◆ **Task directions**: Copy each line exactly. Drop every picture.
begin Data shown
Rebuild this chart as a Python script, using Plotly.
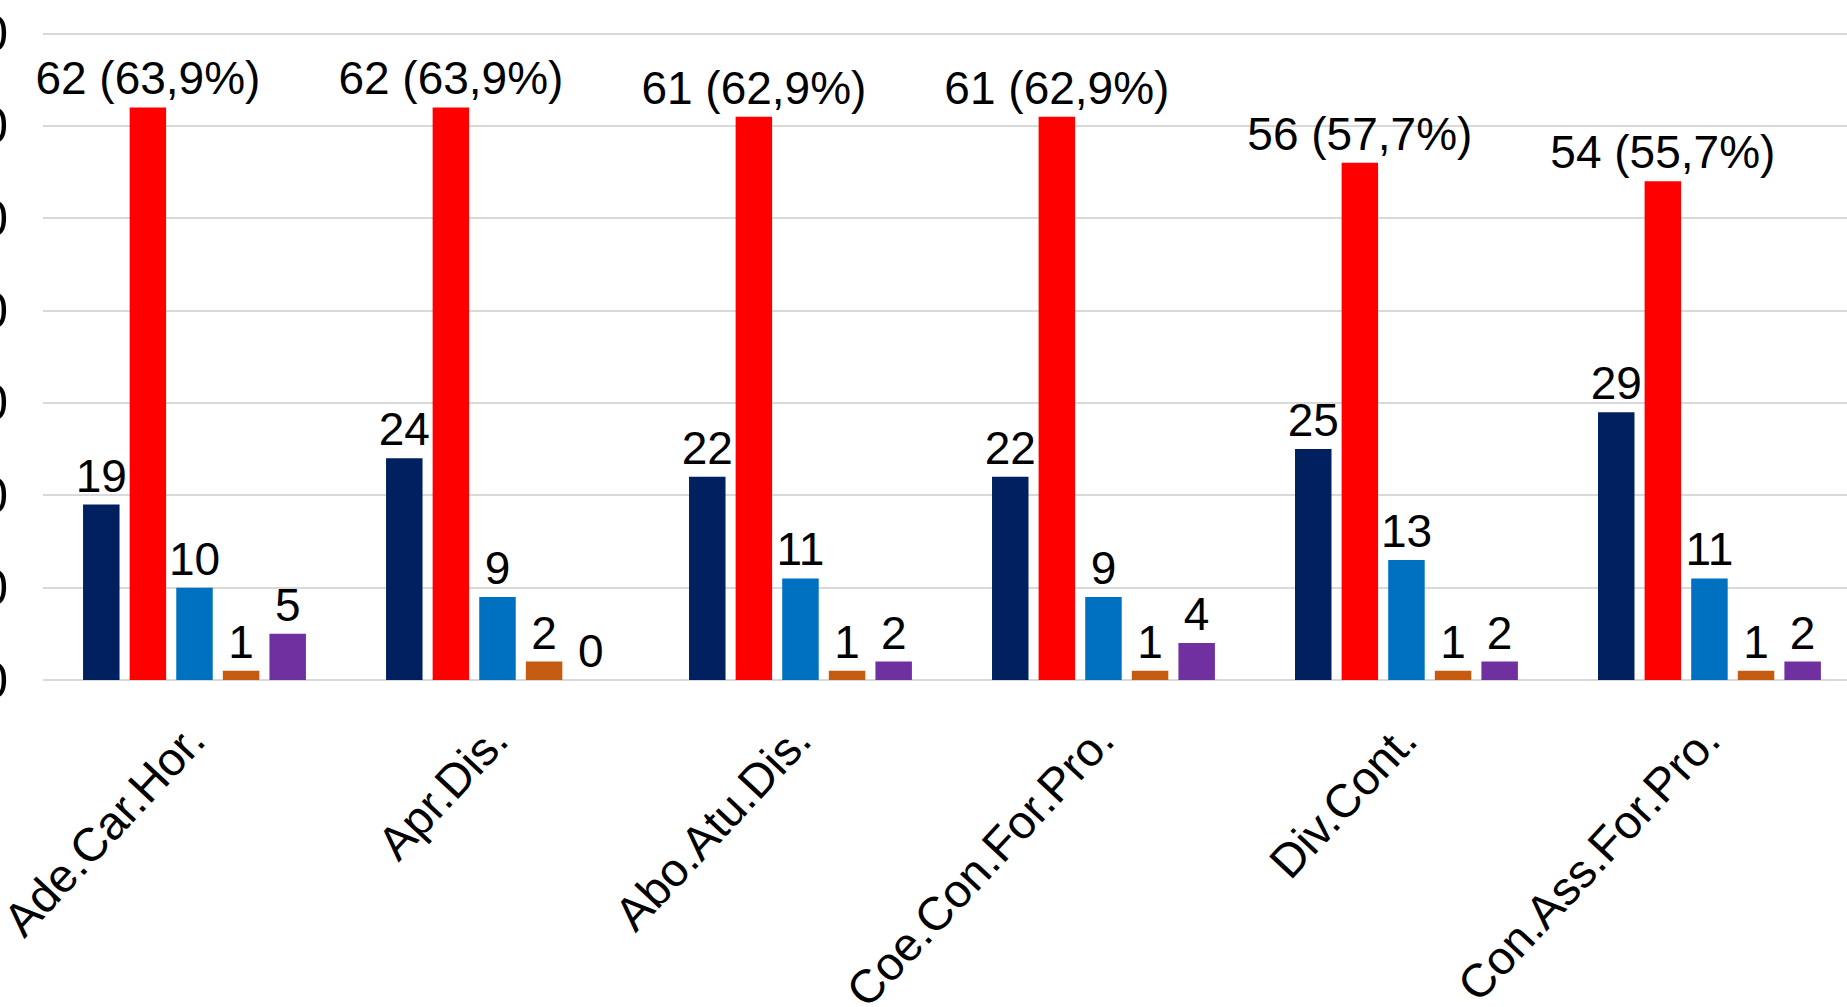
import plotly.graph_objects as go

categories = ["Ade.Car.Hor.", "Apr.Dis.", "Abo.Atu.Dis.", "Coe.Con.For.Pro.", "Div.Cont.", "Con.Ass.For.Pro."]
s_navy = [19, 24, 22, 22, 25, 29]
s_red = [62, 62, 61, 61, 56, 54]
s_red_labels = ["62 (63,9%)", "62 (63,9%)", "61 (62,9%)", "61 (62,9%)", "56 (57,7%)", "54 (55,7%)"]
s_blue = [10, 9, 11, 9, 13, 11]
s_orange = [1, 2, 1, 1, 1, 1]
s_purple = [5, 0, 2, 4, 2, 2]
y_ticks = [0, 10, 20, 30, 40, 50, 60, 70]

FONT = "Liberation Sans, Arial, sans-serif"
LABEL_FONT = dict(family=FONT, size=46, color="black")

series = [
    ("s1", s_navy, "#002060", None),
    ("s2", s_red, "#FF0000", s_red_labels),
    ("s3", s_blue, "#0070C0", None),
    ("s4", s_orange, "#C55A11", None),
    ("s5", s_purple, "#7030A0", None),
]

fig = go.Figure()
for name, vals, col, labels in series:
    fig.add_trace(go.Bar(
        name=name, x=categories, y=vals,
        marker=dict(color=col, line=dict(width=0)),
        text=labels if labels is not None else [str(v) for v in vals],
        textposition="outside", textangle=0, constraintext="none",
        textfont=LABEL_FONT, cliponaxis=False,
    ))

fig.update_layout(
    width=1847, height=1007,
    barmode="group", bargap=0.231, bargroupgap=0.217,
    showlegend=False,
    plot_bgcolor="white", paper_bgcolor="white",
    margin=dict(l=43, r=0, t=28, b=327, pad=0, autoexpand=False),
    xaxis=dict(
        type="category", range=[-0.5, 5.454], autorange=False, automargin=False,
        tickangle=-47, tickfont=dict(family=FONT, size=47, color="black"),
        showgrid=False, showline=False, ticks="",
        ticklabelstandoff=22, ticklabelshift=-4,
    ),
    yaxis=dict(
        range=[0, 70.6], autorange=False, tickvals=y_ticks, automargin=False,
        showgrid=True, gridcolor="#D9D9D9", gridwidth=2,
        zeroline=True, zerolinecolor="#D9D9D9", zerolinewidth=2,
        showline=False, ticks="",
        tickfont=dict(family=FONT, size=50, color="black"),
        ticklabelstandoff=34,
    ),
)

fig.write_html(
    "out.html",
    config={"displayModeBar": False},
    post_script="document.body.style.margin='0';document.body.style.overflow='hidden';",
)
end Data shown
◆ **Worked solution**:
Rebuild this chart as a Python script, using Plotly.
import plotly.graph_objects as go

categories = ["Ade.Car.Hor.", "Apr.Dis.", "Abo.Atu.Dis.", "Coe.Con.For.Pro.", "Div.Cont.", "Con.Ass.For.Pro."]
s_navy = [19, 24, 22, 22, 25, 29]
s_red = [62, 62, 61, 61, 56, 54]
s_red_labels = ["62 (63,9%)", "62 (63,9%)", "61 (62,9%)", "61 (62,9%)", "56 (57,7%)", "54 (55,7%)"]
s_blue = [10, 9, 11, 9, 13, 11]
s_orange = [1, 2, 1, 1, 1, 1]
s_purple = [5, 0, 2, 4, 2, 2]
y_ticks = [0, 10, 20, 30, 40, 50, 60, 70]

FONT = "Liberation Sans, Arial, sans-serif"
LABEL_FONT = dict(family=FONT, size=46, color="black")

series = [
    ("s1", s_navy, "#002060", None),
    ("s2", s_red, "#FF0000", s_red_labels),
    ("s3", s_blue, "#0070C0", None),
    ("s4", s_orange, "#C55A11", None),
    ("s5", s_purple, "#7030A0", None),
]

fig = go.Figure()
for name, vals, col, labels in series:
    fig.add_trace(go.Bar(
        name=name, x=categories, y=vals,
        marker=dict(color=col, line=dict(width=0)),
        text=labels if labels is not None else [str(v) for v in vals],
        textposition="outside", textangle=0, constraintext="none",
        textfont=LABEL_FONT, cliponaxis=False,
    ))

fig.update_layout(
    width=1847, height=1007,
    barmode="group", bargap=0.231, bargroupgap=0.217,
    showlegend=False,
    plot_bgcolor="white", paper_bgcolor="white",
    margin=dict(l=43, r=0, t=28, b=327, pad=0, autoexpand=False),
    xaxis=dict(
        type="category", range=[-0.5, 5.454], autorange=False, automargin=False,
        tickangle=-47, tickfont=dict(family=FONT, size=47, color="black"),
        showgrid=False, showline=False, ticks="",
        ticklabelstandoff=22, ticklabelshift=-4,
    ),
    yaxis=dict(
        range=[0, 70.6], autorange=False, tickvals=y_ticks, automargin=False,
        showgrid=True, gridcolor="#D9D9D9", gridwidth=2,
        zeroline=True, zerolinecolor="#D9D9D9", zerolinewidth=2,
        showline=False, ticks="",
        tickfont=dict(family=FONT, size=50, color="black"),
        ticklabelstandoff=34,
    ),
)

fig.write_html(
    "out.html",
    config={"displayModeBar": False},
    post_script="document.body.style.margin='0';document.body.style.overflow='hidden';",
)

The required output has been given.